In the script shown in the notes for 2720 there’s a skipcrap variable, but this has been commented out, so ShellCheck objects to this of course. I re-enabled it for testing. In general though this if command is unnecessarily convoluted. It can be rewritten thus:

    if [[ -n "${skipcrap}" ]] && echo "${title}" | grep -E -q -i "${skipcrap}"

The changes are:

  • Rather than checking if the length of string skipcrap is zero then negating it, better to use the non-zero test from the start -n.

  • Since this -n test needs to be in [] or [[]] but the rest does not we organise things that way.

  • The second half of the test after && can be a pipeline since the result of the final part is what is considered in the test. In this case non-standard egrep is replaced by grep -E and the test is performed quietly with only the true/false result being of importance.

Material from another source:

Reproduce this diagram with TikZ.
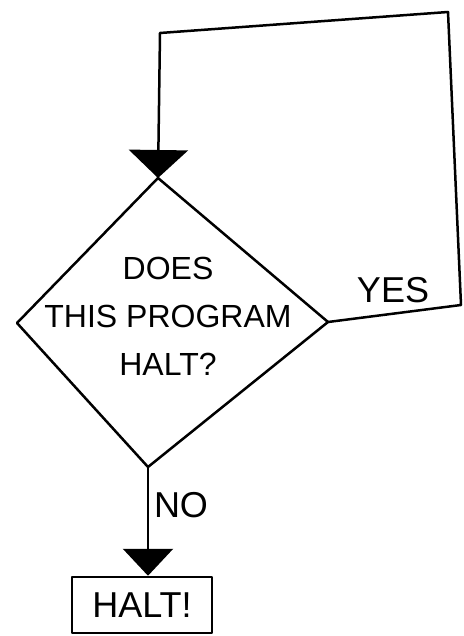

A further change might be to do away with echo "${title}" | grep -E -q -i "${skipcrap}" and use a Bash regular expression. Here grep is being used as a regular expression tool, comparing title with skipcrap. The latter is a regular expression itself (since that’s what grep -E needs), so everything is ready to go:

    if [[ -n "${skipcrap}" && $title =~ $skipcrap ]]

This passes the ShellCheck test and when I run it from the command line it seems to work:

$ skipcrap="fail |react |live |Best Pets|BLOOPERS|Kids Try"
$ title='The Best Pets in the World'
$ if [[ -n "${skipcrap}" && $title =~ $skipcrap ]]; then echo "Crap"; else echo "Non-crap"; fi
Crap

The downside is that the test is case-sensitive whereas the grep version used -i which made it case-insensitive. This can be overcome – in a slightly less elegant way perhaps – by forcing everything to lowercase for the test:

    if [[ -n "${skipcrap}" && ${title,,} =~ ${skipcrap,,} ]]

Line 88

  cat "${logfile}_todo" | ${youtubedl} --batch-file - --ignore-errors --no-mtime --restrict-filenames --format mp4 -o "${savepath}"'/%(uploader)s/%(upload_date)s-%(title)s⋄%(id)s.%(ext)s'

Shellcheck's complaint about this is that it’s a useless cat. Here’s the full message:

SC2002: Useless cat. Consider 'cmd < file | ..' or 'cmd file | ..' instead.

The commands can be rewritten as one of the following:

  ${youtubedl} --batch-file - --ignore-errors --no-mtime --restrict-filenames --format mp4 -o "${savepath}"'/%(uploader)s/%(upload_date)s-%(title)s⋄%(id)s.%(ext)s' < "${logfile}_todo"

  < "${logfile}_todo" ${youtubedl} --batch-file - --ignore-errors --no-mtime --restrict-filenames --format mp4 -o "${savepath}"'/%(uploader)s/%(upload_date)s-%(title)s⋄%(id)s.%(ext)s'

See the Wikipedia article on cat for more information (also UUOC and demoggification).

Conclusions

Bash is powerful but does some things in an obscure way.

Shellcheck is both a very helpful tool, helping to catch scripting errors, but can also be something of an irritant when it nags about things. I am preparing another HPR episode about its use with Vim as well as the possible use of other checkers.

Apologies to Ken if it seemed as if I was making excessive criticisms of his scripts. What I intended was constructive criticism of course.